◆ **GIVEN INSTRUCTION**
Look through the listing and locate every line containing the word "this"; copy those lines.

◆ **STORED DATA**

○ ○ ○ ○ ○ ○ ○

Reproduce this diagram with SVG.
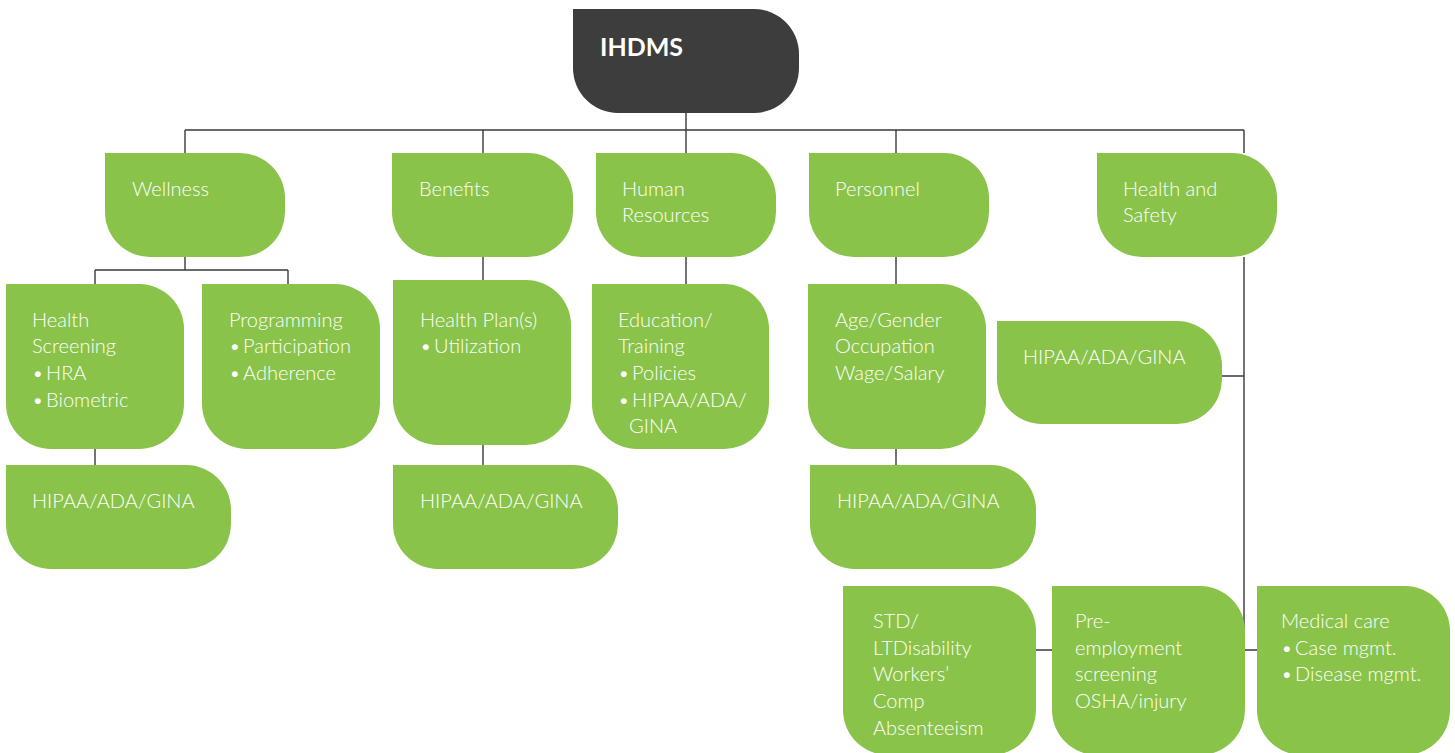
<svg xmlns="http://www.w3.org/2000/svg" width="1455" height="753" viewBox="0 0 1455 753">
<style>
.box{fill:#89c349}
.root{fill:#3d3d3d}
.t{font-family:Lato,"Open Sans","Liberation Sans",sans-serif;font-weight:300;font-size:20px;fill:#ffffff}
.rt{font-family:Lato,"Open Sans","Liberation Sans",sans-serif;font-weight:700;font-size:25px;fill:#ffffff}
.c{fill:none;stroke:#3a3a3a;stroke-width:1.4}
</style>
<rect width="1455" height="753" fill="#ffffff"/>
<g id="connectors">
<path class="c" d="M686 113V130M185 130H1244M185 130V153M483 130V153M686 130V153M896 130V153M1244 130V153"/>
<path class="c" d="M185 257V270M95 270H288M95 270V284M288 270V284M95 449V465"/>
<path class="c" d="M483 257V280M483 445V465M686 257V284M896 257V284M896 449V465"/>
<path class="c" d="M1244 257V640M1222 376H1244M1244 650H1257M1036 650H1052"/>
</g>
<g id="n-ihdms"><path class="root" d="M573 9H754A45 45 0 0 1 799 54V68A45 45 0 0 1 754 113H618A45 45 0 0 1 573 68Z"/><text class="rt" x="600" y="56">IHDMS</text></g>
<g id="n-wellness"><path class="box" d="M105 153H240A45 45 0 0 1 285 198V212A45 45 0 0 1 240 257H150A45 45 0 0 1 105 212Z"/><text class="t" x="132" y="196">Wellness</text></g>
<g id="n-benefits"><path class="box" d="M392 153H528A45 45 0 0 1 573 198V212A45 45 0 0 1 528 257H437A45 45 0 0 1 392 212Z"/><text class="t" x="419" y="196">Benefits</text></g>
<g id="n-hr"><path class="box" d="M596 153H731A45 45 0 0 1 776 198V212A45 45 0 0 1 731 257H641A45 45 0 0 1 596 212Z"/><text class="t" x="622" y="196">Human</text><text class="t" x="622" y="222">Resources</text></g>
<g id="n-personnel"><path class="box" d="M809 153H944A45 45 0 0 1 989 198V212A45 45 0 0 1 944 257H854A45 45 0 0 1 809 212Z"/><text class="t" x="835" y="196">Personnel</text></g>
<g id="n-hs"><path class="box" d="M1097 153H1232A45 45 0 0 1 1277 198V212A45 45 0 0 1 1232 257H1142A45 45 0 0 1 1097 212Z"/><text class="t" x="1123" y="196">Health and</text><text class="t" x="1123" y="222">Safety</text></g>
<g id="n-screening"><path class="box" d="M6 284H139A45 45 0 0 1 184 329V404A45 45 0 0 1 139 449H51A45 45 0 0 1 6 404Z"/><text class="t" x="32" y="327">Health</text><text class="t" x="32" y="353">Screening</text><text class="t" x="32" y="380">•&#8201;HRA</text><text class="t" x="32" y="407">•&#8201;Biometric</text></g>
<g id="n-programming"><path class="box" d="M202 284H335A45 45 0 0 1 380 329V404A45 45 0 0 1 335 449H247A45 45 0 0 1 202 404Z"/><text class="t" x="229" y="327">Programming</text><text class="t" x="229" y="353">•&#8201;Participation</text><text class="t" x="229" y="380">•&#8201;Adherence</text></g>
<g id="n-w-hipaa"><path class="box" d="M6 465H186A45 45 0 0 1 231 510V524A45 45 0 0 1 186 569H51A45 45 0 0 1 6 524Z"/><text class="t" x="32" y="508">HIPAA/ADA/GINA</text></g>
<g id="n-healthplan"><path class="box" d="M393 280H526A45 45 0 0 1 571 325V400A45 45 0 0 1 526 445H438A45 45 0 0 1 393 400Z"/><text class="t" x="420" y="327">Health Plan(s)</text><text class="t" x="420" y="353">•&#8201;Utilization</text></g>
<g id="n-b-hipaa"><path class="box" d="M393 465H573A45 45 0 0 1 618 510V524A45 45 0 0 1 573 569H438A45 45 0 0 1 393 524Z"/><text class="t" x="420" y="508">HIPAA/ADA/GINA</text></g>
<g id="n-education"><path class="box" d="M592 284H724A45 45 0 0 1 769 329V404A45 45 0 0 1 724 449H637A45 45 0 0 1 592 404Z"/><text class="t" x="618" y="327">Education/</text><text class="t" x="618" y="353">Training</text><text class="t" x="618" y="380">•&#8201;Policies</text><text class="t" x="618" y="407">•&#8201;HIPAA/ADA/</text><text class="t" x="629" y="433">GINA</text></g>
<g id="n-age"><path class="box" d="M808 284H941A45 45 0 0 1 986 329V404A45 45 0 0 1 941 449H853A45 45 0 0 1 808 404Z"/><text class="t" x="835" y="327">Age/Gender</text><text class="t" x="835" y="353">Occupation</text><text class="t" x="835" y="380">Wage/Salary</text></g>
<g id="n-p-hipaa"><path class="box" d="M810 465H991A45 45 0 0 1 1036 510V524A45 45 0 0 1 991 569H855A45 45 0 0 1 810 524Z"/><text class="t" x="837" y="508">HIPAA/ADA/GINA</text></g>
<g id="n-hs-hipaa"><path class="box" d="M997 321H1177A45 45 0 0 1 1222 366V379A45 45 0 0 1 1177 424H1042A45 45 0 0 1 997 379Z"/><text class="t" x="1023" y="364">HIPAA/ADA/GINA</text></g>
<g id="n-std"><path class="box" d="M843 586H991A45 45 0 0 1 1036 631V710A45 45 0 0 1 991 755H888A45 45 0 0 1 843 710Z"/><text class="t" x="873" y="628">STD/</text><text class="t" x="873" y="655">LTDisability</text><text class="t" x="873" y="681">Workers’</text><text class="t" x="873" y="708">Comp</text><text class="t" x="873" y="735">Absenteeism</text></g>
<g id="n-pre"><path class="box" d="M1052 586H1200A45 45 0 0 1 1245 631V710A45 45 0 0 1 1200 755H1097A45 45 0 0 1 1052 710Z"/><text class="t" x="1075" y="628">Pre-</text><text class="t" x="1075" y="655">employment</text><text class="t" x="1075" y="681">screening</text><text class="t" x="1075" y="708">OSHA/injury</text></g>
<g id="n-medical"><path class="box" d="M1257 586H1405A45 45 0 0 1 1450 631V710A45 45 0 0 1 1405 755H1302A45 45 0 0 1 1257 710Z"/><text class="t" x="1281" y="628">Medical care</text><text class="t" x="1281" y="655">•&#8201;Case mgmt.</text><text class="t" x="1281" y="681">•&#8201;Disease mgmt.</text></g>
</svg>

○ ○ ○ ○ ○ ○ ○

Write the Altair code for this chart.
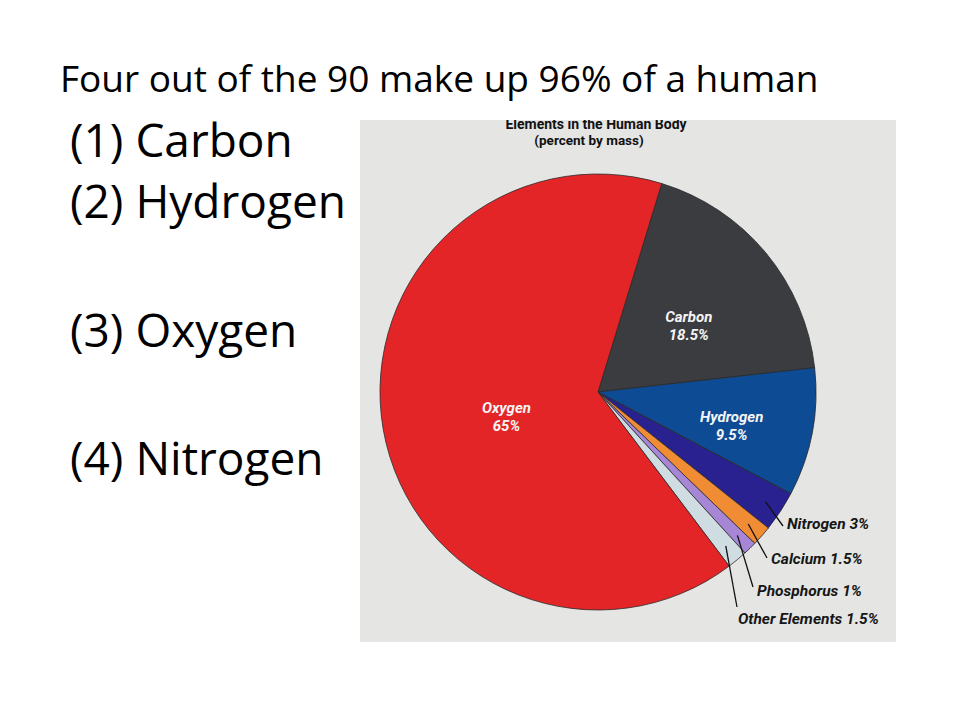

○ ○ ○ ○ ○ ○ ○

◆ **EXERCISE ANSWER**
Reproduce this diagram with SVG.
Write the Altair code for this chart.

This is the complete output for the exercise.